Requirements
Set down the full listing exactly as given. Any pictures are to be left out.

Recorded information
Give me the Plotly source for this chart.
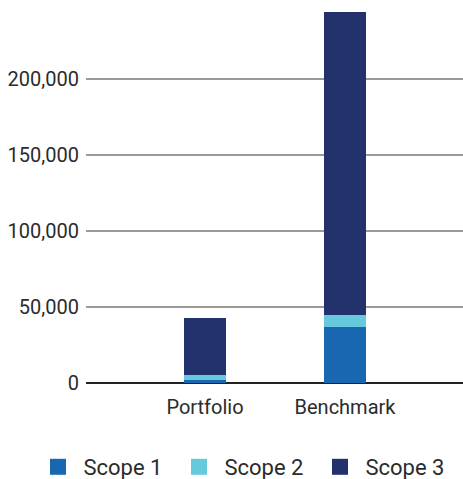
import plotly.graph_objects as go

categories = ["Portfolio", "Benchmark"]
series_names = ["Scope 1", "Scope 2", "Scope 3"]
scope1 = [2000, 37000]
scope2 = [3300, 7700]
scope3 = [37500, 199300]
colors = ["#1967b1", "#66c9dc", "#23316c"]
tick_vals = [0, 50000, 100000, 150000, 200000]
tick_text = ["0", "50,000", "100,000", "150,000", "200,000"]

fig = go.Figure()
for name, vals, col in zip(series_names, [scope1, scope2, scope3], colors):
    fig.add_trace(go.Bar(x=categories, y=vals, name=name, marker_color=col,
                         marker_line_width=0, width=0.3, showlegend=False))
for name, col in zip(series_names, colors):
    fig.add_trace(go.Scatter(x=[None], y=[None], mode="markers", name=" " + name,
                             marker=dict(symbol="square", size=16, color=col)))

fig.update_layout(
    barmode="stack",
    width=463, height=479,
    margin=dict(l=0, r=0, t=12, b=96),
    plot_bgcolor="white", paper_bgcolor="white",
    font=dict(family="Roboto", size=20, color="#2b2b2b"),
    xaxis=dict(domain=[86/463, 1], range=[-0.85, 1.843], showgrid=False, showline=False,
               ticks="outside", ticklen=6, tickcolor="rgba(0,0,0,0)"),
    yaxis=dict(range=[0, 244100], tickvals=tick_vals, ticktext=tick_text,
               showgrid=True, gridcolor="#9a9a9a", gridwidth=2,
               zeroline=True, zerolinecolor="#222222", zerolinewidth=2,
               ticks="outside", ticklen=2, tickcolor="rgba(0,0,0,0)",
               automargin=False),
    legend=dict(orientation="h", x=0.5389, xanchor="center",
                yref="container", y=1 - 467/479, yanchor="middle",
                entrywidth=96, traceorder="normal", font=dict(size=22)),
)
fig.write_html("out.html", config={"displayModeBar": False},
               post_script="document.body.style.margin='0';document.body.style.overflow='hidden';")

Final answer
Give me the Plotly source for this chart.
import plotly.graph_objects as go

categories = ["Portfolio", "Benchmark"]
series_names = ["Scope 1", "Scope 2", "Scope 3"]
scope1 = [2000, 37000]
scope2 = [3300, 7700]
scope3 = [37500, 199300]
colors = ["#1967b1", "#66c9dc", "#23316c"]
tick_vals = [0, 50000, 100000, 150000, 200000]
tick_text = ["0", "50,000", "100,000", "150,000", "200,000"]

fig = go.Figure()
for name, vals, col in zip(series_names, [scope1, scope2, scope3], colors):
    fig.add_trace(go.Bar(x=categories, y=vals, name=name, marker_color=col,
                         marker_line_width=0, width=0.3, showlegend=False))
for name, col in zip(series_names, colors):
    fig.add_trace(go.Scatter(x=[None], y=[None], mode="markers", name=" " + name,
                             marker=dict(symbol="square", size=16, color=col)))

fig.update_layout(
    barmode="stack",
    width=463, height=479,
    margin=dict(l=0, r=0, t=12, b=96),
    plot_bgcolor="white", paper_bgcolor="white",
    font=dict(family="Roboto", size=20, color="#2b2b2b"),
    xaxis=dict(domain=[86/463, 1], range=[-0.85, 1.843], showgrid=False, showline=False,
               ticks="outside", ticklen=6, tickcolor="rgba(0,0,0,0)"),
    yaxis=dict(range=[0, 244100], tickvals=tick_vals, ticktext=tick_text,
               showgrid=True, gridcolor="#9a9a9a", gridwidth=2,
               zeroline=True, zerolinecolor="#222222", zerolinewidth=2,
               ticks="outside", ticklen=2, tickcolor="rgba(0,0,0,0)",
               automargin=False),
    legend=dict(orientation="h", x=0.5389, xanchor="center",
                yref="container", y=1 - 467/479, yanchor="middle",
                entrywidth=96, traceorder="normal", font=dict(size=22)),
)
fig.write_html("out.html", config={"displayModeBar": False},
               post_script="document.body.style.margin='0';document.body.style.overflow='hidden';")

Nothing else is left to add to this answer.